I do know this though, I'll take Hugh's imitation and catch some fish :biggrin:

waterwolf
06-22-2009, 08:10 AM
It is a willow fly, hex, or whatever else you wish to call them. They hatch on the lakes in this area this time of year, and the duns are sometimes that color.

Troutman
06-22-2009, 10:45 AM
I seem to remember that the Creel used to sell a Hex mayfly imitation.
If I could ever get back on the FB in between the generations and muddy inflow from the Lil pig., it might be some decent carp fodder in the evenings along the scum lines. :rolleyes:

kytroutman
06-22-2009, 11:22 AM
waterwolf, is this the same as the stonefly Chloroperla viridis, what is also called a Yellow Sally?

waterwolf
06-22-2009, 02:55 PM
waterwolf, is this the same as the stonefly Chloroperla viridis, what is also called a Yellow Sally?
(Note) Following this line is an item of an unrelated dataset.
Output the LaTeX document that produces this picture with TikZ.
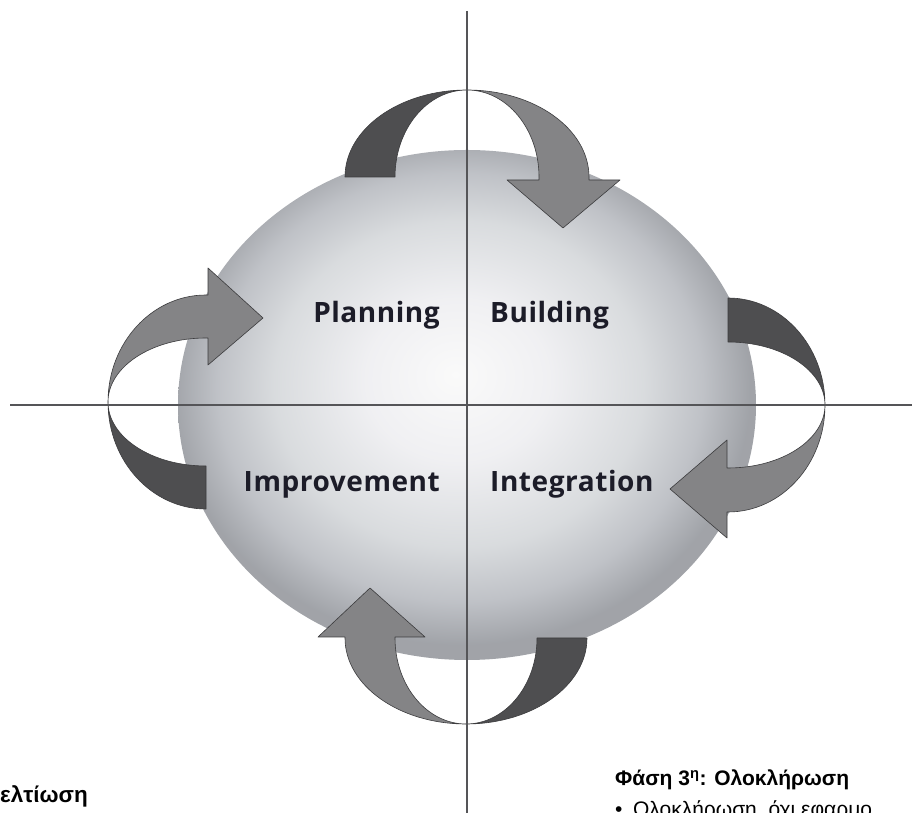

No, it is a mayfly, not a stonefly.

kytroutman
06-22-2009, 03:18 PM
Thanks waterwolf. I guess it's all regional. The fly I noted is actually a stonefly, which out west (Rio Grande) is called a Willow Fly.

tennswede
06-22-2009, 03:24 PM
kytroutman,

Wilow fly is Yellow Sally, aka Little Yellow Stone, However, in the south some call the Hex, yellow drake etc for Willow fly. You are right though, most everywhere else, when someone is talking about Willow fly they mean a stone fly, but not in this particular case. Confusing to say the least.

kytroutman
06-22-2009, 03:35 PM
Thanks Hans. I have seen them in Europe where they were called a Willow Fly and in some cases, a Golden Stonefly, like out West.